Shining Light on Cutoff Culture


Most of us don’t blink when a friend says they’ve cut off an ex. But if you’ve ever been cut off by someone you care deeply for, then you know how distinctly painful an experience it can be. While it may be socially acceptable to cut off communication with our exes, we’re not always cognizant of the impacts on ourselves and our former partners. When we cut off, we may do so from anger but often we may be avoiding feelings of discomfort. Furthermore, if the person being cut off has trauma in their background, the psychological impacts can be devastating.

I’m not talking about distancing ourselves from those we casually date or asking for space after a breakup or simply choosing not to be friends with our exes. I’m talking about breaking off all contact with the most intimate person in our lives without civility — refusing to answer the phone, reply to emails, or acknowledge any aspect of their communication or needs — often without explanation.

Few of my friends know I’ve been nursing a broken heart, for nearly two and a half years. It’s not a typical broken heart but one that combines the end of a romance with the bewilderment and sadness of being cut off by a dear and trusted partner without explanation. It’s also one that echoes painful experiences from my childhood. (...)

Cutting off contact with exes seems to be a common practice. A friend of mine related being told by another friend to break up with her boyfriend via “JSC”; just stop communicating. “Love is a battlefield,” goes the saying.

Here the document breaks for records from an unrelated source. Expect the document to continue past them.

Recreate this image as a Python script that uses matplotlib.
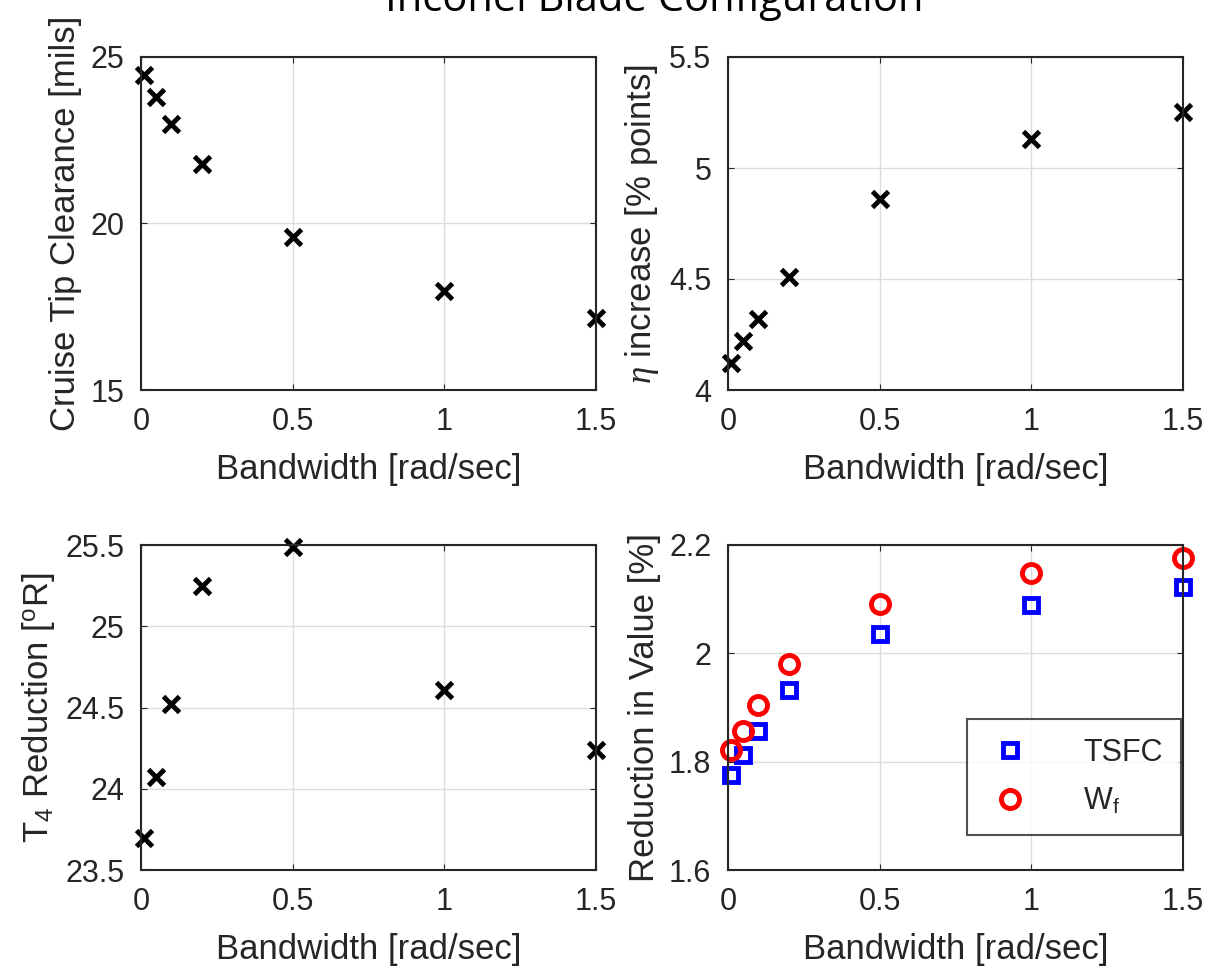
import matplotlib
matplotlib.use('Agg')
import matplotlib.pyplot as plt

plt.rcParams['font.family'] = ['Liberation Sans', 'DejaVu Sans']
plt.rcParams['mathtext.fontset'] = 'custom'
plt.rcParams['mathtext.rm'] = 'Liberation Sans'
plt.rcParams['mathtext.it'] = 'Liberation Serif:italic'

# data
bandwidth = [0.01, 0.05, 0.1, 0.2, 0.5, 1.0, 1.5]
tip_clearance = [24.46, 23.8, 23.0, 21.8, 19.6, 17.97, 17.16]
eta_increase = [4.12, 4.22, 4.32, 4.51, 4.86, 5.13, 5.25]
t4_reduction = [23.70, 24.07, 24.52, 25.25, 25.49, 24.61, 24.24]
tsfc_reduction = [1.775, 1.812, 1.857, 1.932, 2.036, 2.089, 2.122]
wf_reduction = [1.822, 1.857, 1.905, 1.980, 2.091, 2.148, 2.176]

xticks = [0, 0.5, 1, 1.5]
xticklabels = ['0', '0.5', '1', '1.5']

fig = plt.figure(figsize=(12.11, 9.8), dpi=100)

W, H = 1211, 980
def box(l, r, t, b):
    return [l / W, 1 - b / H, (r - l) / W, (b - t) / H]

ax1 = fig.add_axes(box(141, 596, 57, 390))
ax2 = fig.add_axes(box(728, 1183, 57, 390))
ax3 = fig.add_axes(box(141, 596, 545, 870))
ax4 = fig.add_axes(box(728, 1183, 545, 870))

tc = '#262626'
for ax in [ax1, ax2, ax3, ax4]:
    ax.set_xlim(0, 1.5)
    ax.set_xticks(xticks)
    ax.set_xticklabels(xticklabels)
    ax.grid(True, color='#dcdcdc', linewidth=1.0)
    ax.set_axisbelow(True)
    ax.tick_params(direction='in', length=4, width=0.8, top=True, right=True,
                   labelsize=22, colors=tc, pad=12)
    for s in ax.spines.values():
        s.set_linewidth(1.5)
        s.set_color('#262626')
    ax.set_xlabel('Bandwidth [rad/sec]', fontsize=25, color=tc, labelpad=12)

mk = dict(marker='x', color='black', markersize=11, markeredgewidth=3.5,
          linestyle='none', clip_on=False)

ax1.plot(bandwidth, tip_clearance, **mk)
ax1.set_ylim(15, 25)
ax1.set_yticks([15, 20, 25])
ax1.set_ylabel('Cruise Tip Clearance [mils]', fontsize=25, color=tc, labelpad=6)

ax2.plot(bandwidth, eta_increase, **mk)
ax2.set_ylim(4, 5.5)
ax2.set_yticks([4, 4.5, 5, 5.5])
ax2.set_yticklabels(['4', '4.5', '5', '5.5'])
ax2.set_ylabel(r'$\mathit{\eta}$ increase [% points]', fontsize=25, color=tc, labelpad=6)

ax3.plot(bandwidth, t4_reduction, **mk)
ax3.set_ylim(23.5, 25.5)
ax3.set_yticks([23.5, 24, 24.5, 25, 25.5])
ax3.set_yticklabels(['23.5', '24', '24.5', '25', '25.5'])
ax3.set_ylabel(r'T$_4$ Reduction [$^{\rm o}$R]', fontsize=25, color=tc, labelpad=6)

ax4.plot(bandwidth, tsfc_reduction, marker='s', linestyle='none', markersize=10,
         markerfacecolor='none', markeredgecolor='#0000ff', markeredgewidth=3.5,
         label='TSFC', clip_on=False)
ax4.plot(bandwidth, wf_reduction, marker='o', linestyle='none', markersize=13,
         markerfacecolor='none', markeredgecolor='#ff0000', markeredgewidth=3.5,
         label=r'W$_{\rm f}$', clip_on=False)
ax4.set_ylim(1.6, 2.2)
ax4.set_yticks([1.6, 1.8, 2.0, 2.2])
ax4.set_yticklabels(['1.6', '1.8', '2', '2.2'])
ax4.set_ylabel('Reduction in Value [%]', fontsize=25, color=tc, labelpad=6)
leg = ax4.legend(loc='lower right', bbox_to_anchor=(0.995, 0.108), fontsize=22,
                 frameon=True, fancybox=False, edgecolor='#262626',
                 borderpad=0.6, labelspacing=0.6, handletextpad=1.6,
                 borderaxespad=0, handlelength=1.6)
leg.get_frame().set_linewidth(1.5)
for t in leg.get_texts():
    t.set_color(tc)

fig.text(0.54, 1.0, 'Inconel Blade Configuration', ha='center', va='center',
         fontsize=30, family=['Open Sans', 'DejaVu Sans'])

fig.savefig('out.png', dpi=100)
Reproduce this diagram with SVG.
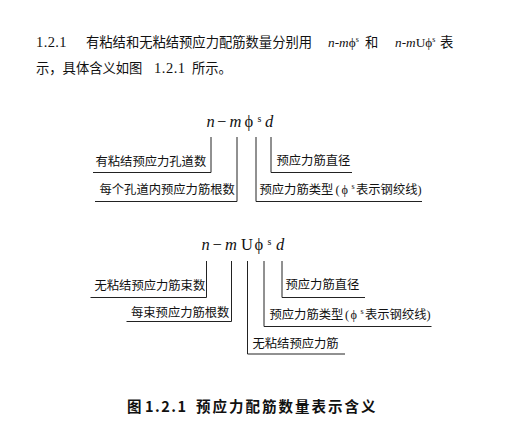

When personal safety is involved, cutoff is warranted. But most times this isn’t the case. When it’s not, this kind of behavior dehumanizes the other and sends the message “your needs don’t matter, you don’t matter.” University of Chicago neuroscientist John Cacioppo told Psychology Today, “‘The pain of losing a meaningful relationship can be especially searing in the absence of direct social contact.’ With no definitive closure, we’re left wondering what the heck happened, which can lead to the kind of endless rumination that often leads to depression.”

Emma once told me, “You’re the first one to want me for me,” but her abrupt about-face might make you think I ran off with her best friend or boiled her rabbit … I did neither. In fact, to this day, I have only guesses to make sense of her hostility to me.

Because Emma’s withdrawal and eventual cutoff surprised me so much, I had a lot of intense emotions and questions about what she’d experienced and the choices she’d made. Rather than face my need for explanation and desire for resolution, she chose to withdraw.

Our society supports you when a loved one dies, but when someone dumps you and cuts off communication, you’re supposed to just get over it. Friends are often uncomfortable talking with you about these kinds of feelings. They want you to let go, move on, and definitely stop talking about it.

In The Journey from Abandonment to Healing, Susan Anderson writes, “When a loved one dies, the loss is absolutely final…[but] abandonment survivors may remain in denial and postpone closure, sometimes indefinitely.” We’re not comfortable witnessing the process of grief and acceptance when it stems from the loss of romantic attachment, especially when it’s extended.

When there are emotional loose ends — unanswered questions, mistrust, betrayal, disbelief, bewilderment (as it was for me with Emma) — it can be very difficult to heal. Our culture is very hostile to people in this situation. We often judge those who don’t move on right away. Being the one struggling without answers is one of the most difficult human experiences.